On 07/06/2011 12:41 PM, Ben Ganzfried wrote:
There is:  you should put your common functions in a package.  Packages 
are a good way to organize your own code, you don't need to publish 
them.  (You will get a warning if you put "Not for distribution" into 
the License field in the DESCRIPTION file, but it's just a warning.)  
You can also put datasets in a package; this makes sense if they are 
relatively static.  If you get new data every day you probably wouldn't.
Both of those sound very easy.   For example,

curate <- function(characteristic, word="grade: ") {
   tmp <- sub(word, "", characteristic, fixed=TRUE)
   tmp[tmp=="I"] <- "low"
   tmp[tmp=="II"] <- "low"
   tmp[tmp=="III"] <- "high"
   tmp
}

Then your script would just need one line

curated$G <- curate(uncurated$characteristics_ch1.2)

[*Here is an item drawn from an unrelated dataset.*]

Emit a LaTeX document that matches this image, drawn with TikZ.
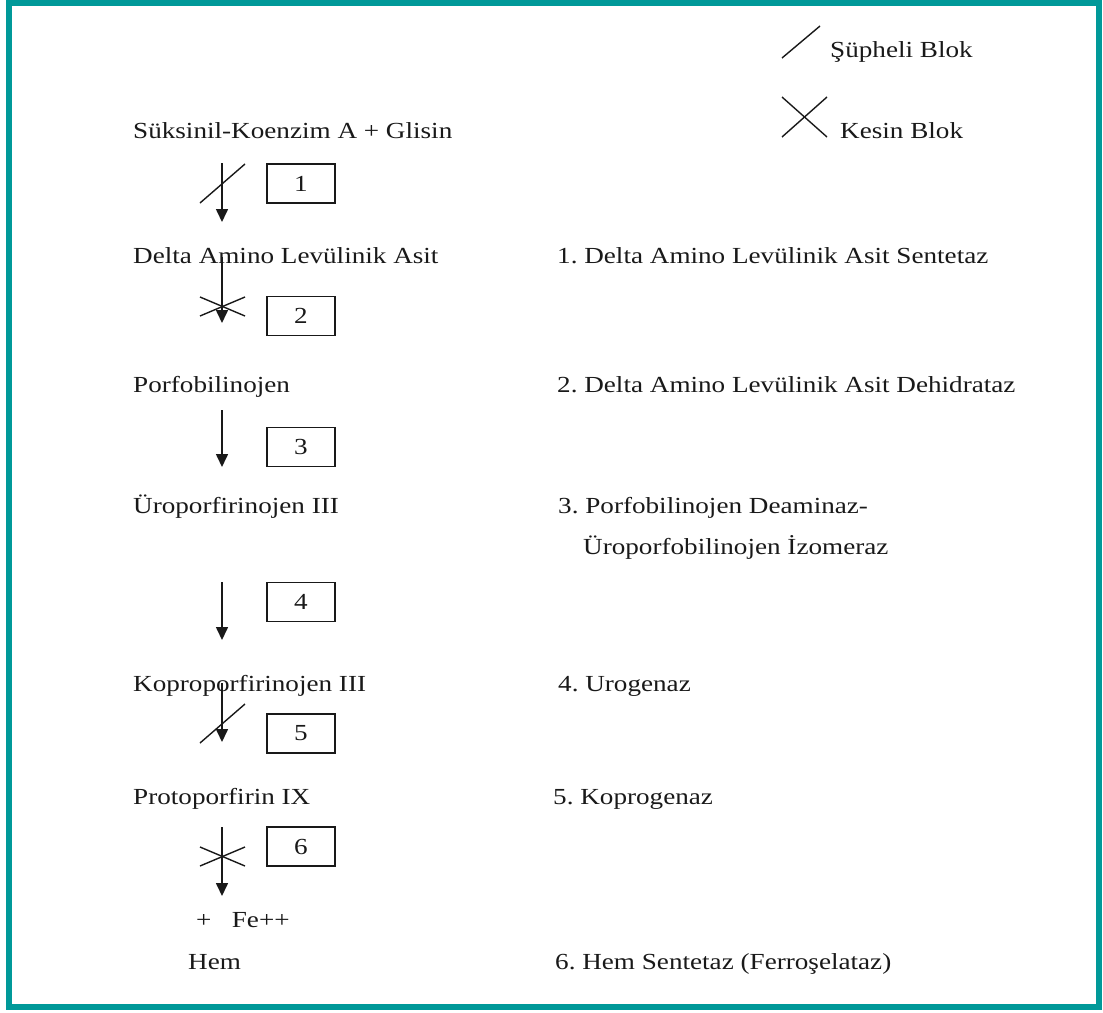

I don't know where you'll find the names of all the datasets, but if you 
can get them into a vector, it's pretty easy to write a loop that calls 
curate() for each one.

Deciding how much goes in the package and how much is one-off code that 
stays with a particular dataset is a judgment call.  I'd guess based on 
your description that curate() belongs in the package but the rest 
doesn't, but you know a lot more about the details than I do.

Duncan Murdoch